*To do*.
Your task is to locate every line holding the string "this" and to copy each of them.

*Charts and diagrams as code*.

## Start

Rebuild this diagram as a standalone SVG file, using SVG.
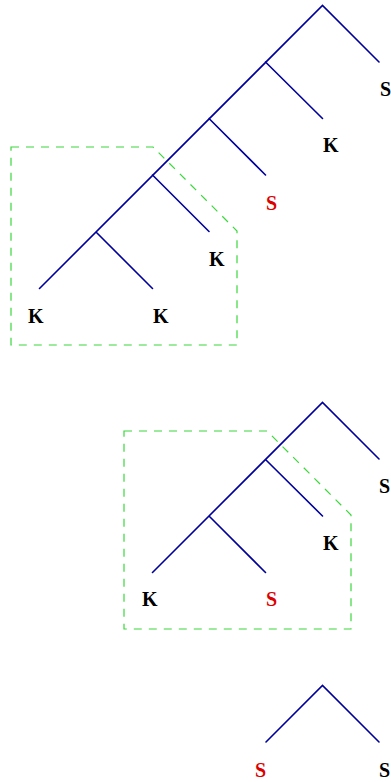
<svg xmlns="http://www.w3.org/2000/svg" width="391" height="782" viewBox="0 0 391 782">
<style>
.e{stroke:#00009c;stroke-width:1.6;fill:none;stroke-linecap:round}
.box{stroke:#3ad83a;stroke-width:1.2;fill:none;stroke-dasharray:8,7}
text{font-family:"Liberation Serif","Times New Roman",serif;font-weight:bold;font-size:20px;fill:#000}
.r{fill:#dd0000}
</style>
<rect width="391" height="782" fill="#fff"/>
<g id="connectors">
<path class="e" d="M39.5,288.5 L322.5,5.5 L379,62 M265.5,62 L322.5,118.5 M209,118.5 L265.5,175 M152.5,175 L209,231.5 M96,232 L152.5,288.5"/>
<path class="e" d="M152.5,572.5 L322.5,402.5 L379,459 M265.5,459.5 L322.5,516 M209,516 L265.5,572.5"/>
<path class="e" d="M266,742 L322.5,685.5 L379,742"/>
</g>
<g id="box1"><path class="box" d="M11,147 H153 L237,231 V345 H11 Z"/></g>
<g id="box2"><path class="box" d="M124,431 H267 L351,515 V629 H124 Z"/></g>
<g id="tree1-labels">
<text x="380" y="96">S</text>
<text x="323" y="152">K</text>
<text class="r" x="266" y="210">S</text>
<text x="209" y="266">K</text>
<text x="28" y="323">K</text>
<text x="153" y="323">K</text>
</g>
<g id="tree2-labels">
<text x="379" y="493">S</text>
<text x="323" y="550">K</text>
<text x="142" y="606">K</text>
<text class="r" x="266" y="606">S</text>
</g>
<g id="tree3-labels">
<text class="r" x="255" y="777">S</text>
<text x="379" y="777">S</text>
</g>
</svg>
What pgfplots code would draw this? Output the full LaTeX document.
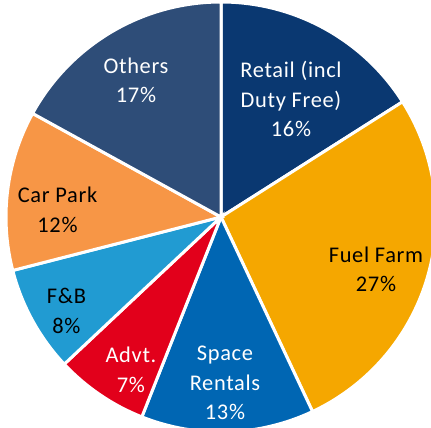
\documentclass[border=0pt]{standalone}
\usepackage{pgfplots}
\pgfplotsset{compat=1.18}
\usepackage{pgfplotstable}
\usepackage{fontspec}
\setmainfont{Carlito}[LetterSpace=3]
\definecolor{cRetail}{HTML}{0A3871}
\definecolor{cFuel}{HTML}{F5A700}
\definecolor{cSpace}{HTML}{0066B3}
\definecolor{cAdvt}{HTML}{E2001B}
\definecolor{cFB}{HTML}{219BD2}
\definecolor{cCar}{HTML}{F79646}
\definecolor{cOthers}{HTML}{2E4D78}
\pgfplotstableread{
name value col
Retail 16 cRetail
Fuel 27 cFuel
Space 13 cSpace
Advt 7 cAdvt
FB 8 cFB
Car 12 cCar
Others 17 cOthers
}\piedata
\newcommand\lab[4]{\node[anchor=base,text=#1,font=\fontsize{22.5}{29}\selectfont,inner sep=0pt] at (axis cs:#2,{428-#3}) {#4};}
\begin{document}
\begin{tikzpicture}
\begin{axis}[x=1bp,y=1bp,xmin=0,xmax=431,ymin=0,ymax=428,hide axis,clip=true]
\gdef\startang{90}
\pgfplotsforeachungrouped \i in {0,...,6}{%
  \pgfplotstablegetelem{\i}{value}\of\piedata \let\sliceval\pgfplotsretval
  \pgfplotstablegetelem{\i}{col}\of\piedata \let\slicecol\pgfplotsretval
  \pgfmathsetmacro\endang{\startang-3.6*\sliceval}%
  \edef\temp{\noexpand\fill[\slicecol,draw=white,line width=3bp,line join=miter] (axis cs:221,211) -- ++(\startang:215bp) arc[start angle=\startang,end angle=\endang,radius=215bp] -- cycle;}%
  \temp
  \global\let\startang\endang
}
\lab{white}{291}{77}{Retail (incl}
\lab{white}{291}{107}{Duty Free)}
\lab{white}{291}{136}{16\%}
\lab{black}{376}{262}{Fuel Farm}
\lab{black}{376}{291}{27\%}
\lab{white}{225}{360}{Space}
\lab{white}{225}{390}{Rentals}
\lab{white}{225}{419}{13\%}
\lab{white}{131}{362}{Advt.}
\lab{white}{131}{392}{7\%}
\lab{black}{66.5}{303}{F\&B}
\lab{black}{66.5}{333}{8\%}
\lab{black}{57.5}{202}{Car Park}
\lab{black}{57.5}{232}{12\%}
\lab{white}{136}{73}{Others}
\lab{white}{136}{102}{17\%}
\end{axis}
\pgfresetboundingbox
\path (current axis.south west) rectangle (current axis.north east);
\end{tikzpicture}
\end{document}
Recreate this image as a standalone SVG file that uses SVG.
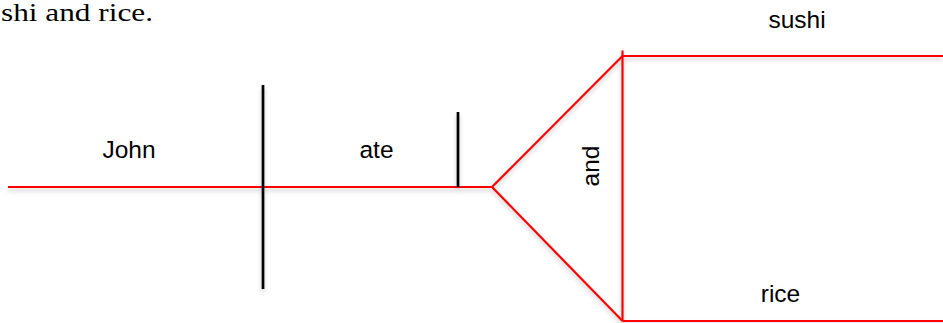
<svg xmlns="http://www.w3.org/2000/svg" width="943" height="323" viewBox="0 0 943 323">
  <defs>
    <style>
      .red { stroke: #ff0000; stroke-width: 2.2; fill: none; stroke-linecap: butt; }
      .blk { stroke: #000000; stroke-width: 2.7; fill: none; }
      .lbl { font-family: "Liberation Sans", Arial, sans-serif; font-size: 24.5px; fill: #000000; }
      .cap { font-family: "Liberation Serif", "Times New Roman", serif; font-size: 26px; fill: #000000; }
    </style>
    <filter id="sh" x="-5%" y="-20%" width="110%" height="160%">
      <feDropShadow dx="0" dy="3" stdDeviation="2" flood-color="#000000" flood-opacity="0.22"/>
    </filter>
  </defs>
  <rect width="943" height="323" fill="#ffffff"/>
  <text class="cap" x="1" y="21" textLength="152" lengthAdjust="spacingAndGlyphs">shi and rice.</text>
  <g id="connectors" filter="url(#sh)">
    <line class="red" x1="8" y1="187" x2="492" y2="187"/>
    <line class="red" x1="492" y1="187" x2="622.5" y2="56"/>
    <line class="red" x1="492" y1="187" x2="622.5" y2="321"/>
    <line class="red" x1="622.5" y1="50.5" x2="622.5" y2="321"/>
    <line class="red" x1="622.5" y1="56" x2="943" y2="56"/>
    <line class="red" x1="622.5" y1="321" x2="943" y2="321"/>
    <line class="blk" x1="263" y1="85" x2="263" y2="289"/>
    <line class="blk" x1="458" y1="112" x2="458" y2="187"/>
  </g>
  <g id="john"><text class="lbl" x="129" y="158" text-anchor="middle">John</text></g>
  <g id="ate"><text class="lbl" x="376.5" y="158" text-anchor="middle">ate</text></g>
  <g id="and"><text class="lbl" x="0" y="0" text-anchor="middle" transform="translate(599,166) rotate(-90)">and</text></g>
  <g id="sushi"><text class="lbl" x="797" y="28" text-anchor="middle">sushi</text></g>
  <g id="rice"><text class="lbl" x="780.5" y="302" text-anchor="middle">rice</text></g>
</svg>
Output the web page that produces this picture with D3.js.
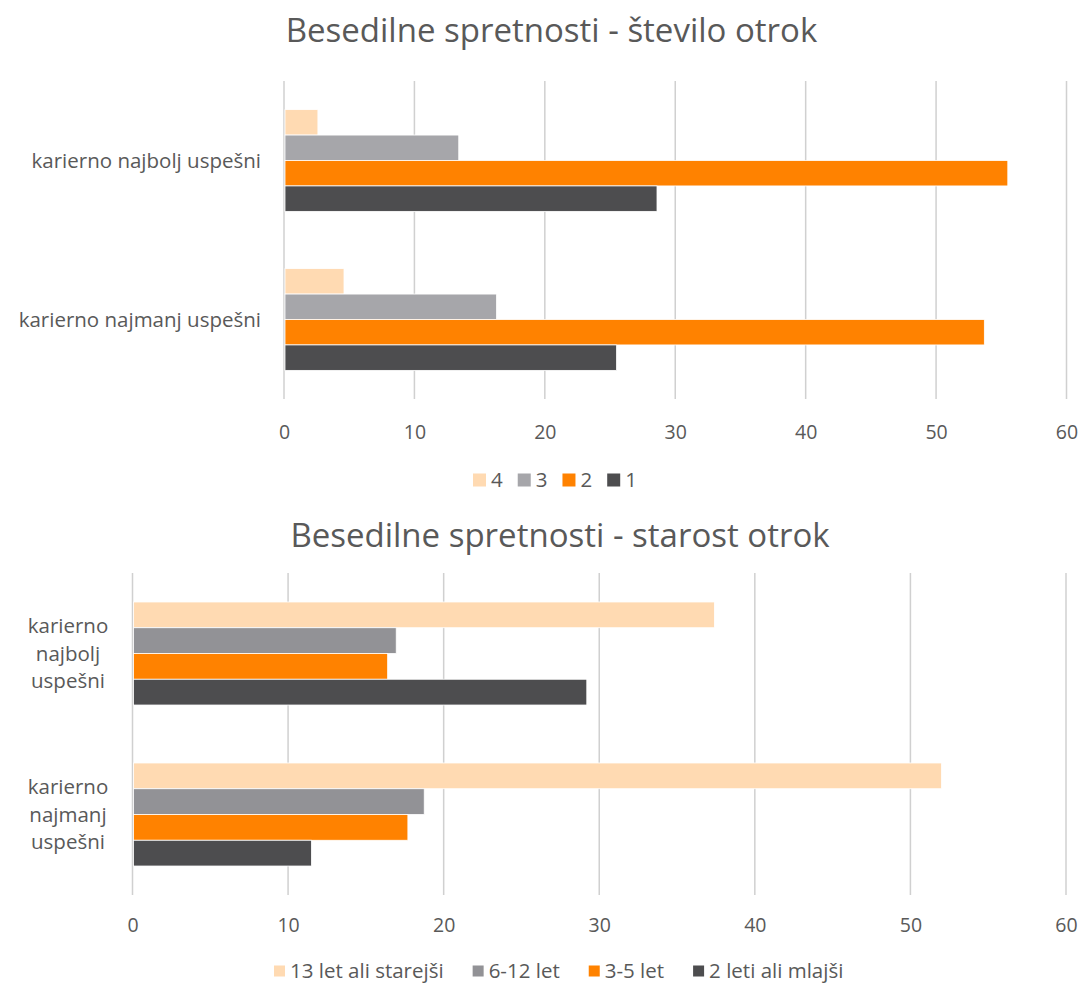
<!DOCTYPE html>
<html>
<head>
<meta charset="utf-8">
<script src="https://cdn.jsdelivr.net/npm/d3@7/dist/d3.min.js"></script>
<style>
  html, body { margin: 0; padding: 0; background: #fff; }
  svg { display: block; font-family: "Open Sans", "Noto Sans", sans-serif; }
</style>
</head>
<body>
<svg id="chart" width="1081" height="984"></svg>
<script>
// Categories shared by both panels
const categories = ["karierno najbolj uspešni", "karierno najmanj uspešni"];

// Panel 1: number of children
const countTitle = "Besedilne spretnosti - število otrok";
const countSeries = ["4", "3", "2", "1"];
const countValues = [
  [2.6, 4.6],    // 4
  [13.4, 16.3],  // 3
  [55.5, 53.7],  // 2
  [28.6, 25.5]   // 1
];
const countColors = ["#FFDAB2", "#A6A6AA", "#FF8200", "#4D4D4F"];

// Panel 2: age of children
const ageTitle = "Besedilne spretnosti - starost otrok";
const ageSeries = ["13 let ali starejši", "6-12 let", "3-5 let", "2 leti ali mlajši"];
const ageValues = [
  [37.4, 52.0],  // 13 let ali starejši
  [16.95, 18.75],// 6-12 let
  [16.4, 17.7],  // 3-5 let
  [29.2, 11.5]   // 2 leti ali mlajši
];
const ageColors = ["#FFDAB2", "#929296", "#FF8200", "#4D4D4F"];

const xTicks = [0, 10, 20, 30, 40, 50, 60];

const svg = d3.select("#chart");
const textColor = "#595959";
const gridColor = "#D0D0D0";

function drawPanel(cfg) {
  const g = svg.append("g");
  const x = d3.scaleLinear().domain([0, 60]).range([cfg.x0, cfg.x1]);
  const y = d3.scaleBand().domain(categories).range([cfg.y0, cfg.y1])
    .paddingInner(0.36).paddingOuter(0.18);
  const ySub = d3.scaleBand().domain(cfg.series).range([0, y.bandwidth()]);

  // title
  g.append("text")
    .attr("x", cfg.titleX).attr("y", cfg.titleY)
    .attr("text-anchor", "middle")
    .attr("font-size", 33)
    .attr("fill", textColor)
    .text(cfg.title);

  // vertical gridlines
  g.append("g").selectAll("line").data(xTicks).join("line")
    .attr("x1", d => x(d)).attr("x2", d => x(d))
    .attr("y1", cfg.y0).attr("y2", cfg.y1)
    .attr("stroke", gridColor).attr("stroke-width", 1.5);

  // bars
  cfg.series.forEach((s, si) => {
    g.append("g").selectAll("rect").data(categories).join("rect")
      .attr("x", x(0) + 1)
      .attr("y", c => y(c) + ySub(s))
      .attr("width", (c, ci) => x(cfg.values[si][ci]) - x(0) - 1)
      .attr("height", ySub.bandwidth())
      .attr("fill", cfg.colors[si])
      .attr("stroke", "#ffffff").attr("stroke-width", 0.8);
  });

  // x axis tick labels
  const axis = g.append("g")
    .attr("transform", `translate(0,${cfg.tickY})`)
    .call(d3.axisBottom(x).tickValues(xTicks).tickSize(0).tickPadding(0));
  axis.select(".domain").remove();
  axis.selectAll("text")
    .attr("font-size", 19.5).attr("fill", textColor)
    .attr("font-family", "'Open Sans', sans-serif")
    .attr("dy", "0.35em").attr("y", 0);

  // category labels
  categories.forEach(c => {
    const cy = y(c) + y.bandwidth() / 2;
    const lines = cfg.wrap ? c.split(" ") : [c];
    const lh = 27.5;
    const t = g.append("text")
      .attr("font-size", 20.5).attr("fill", textColor)
      .attr("text-anchor", cfg.wrap ? "middle" : "end");
    lines.forEach((ln, i) => {
      t.append("tspan")
        .attr("x", cfg.labelX)
        .attr("y", cy + (i - (lines.length - 1) / 2) * lh)
        .attr("dy", "0.35em")
        .text(ln);
    });
  });

  // legend
  const lg = g.append("g");
  let lx = cfg.legendX;
  cfg.series.forEach((s, si) => {
    lg.append("rect")
      .attr("x", lx).attr("y", cfg.legendY - cfg.swatch / 2)
      .attr("width", cfg.swatch).attr("height", cfg.swatch)
      .attr("fill", cfg.colors[si]);
    const t = lg.append("text")
      .attr("x", lx + cfg.swatch + 5).attr("y", cfg.legendY)
      .attr("dy", "0.35em")
      .attr("font-size", 20.5).attr("fill", textColor)
      .text(s);
    lx += cfg.swatch + 5 + t.node().getComputedTextLength() + cfg.legendGap;
  });
}

drawPanel({
  title: countTitle, titleX: 551.5, titleY: 42,
  series: countSeries, values: countValues, colors: countColors,
  x0: 284, x1: 1066.5, y0: 81, y1: 399,
  tickY: 432, labelX: 261, wrap: false,
  legendX: 473, legendY: 480, swatch: 13, legendGap: 15
});

drawPanel({
  title: ageTitle, titleX: 560, titleY: 547,
  series: ageSeries, values: ageValues, colors: ageColors,
  x0: 132.5, x1: 1066, y0: 573, y1: 895,
  tickY: 925, labelX: 68, wrap: true,
  legendX: 274, legendY: 971, swatch: 11, legendGap: 29
});
</script>
</body>
</html>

## End

*Complete output*.
Rebuild this diagram as a standalone SVG file, using SVG.
What pgfplots code would draw this? Output the full LaTeX document.
Recreate this image as a standalone SVG file that uses SVG.
Output the web page that produces this picture with D3.js.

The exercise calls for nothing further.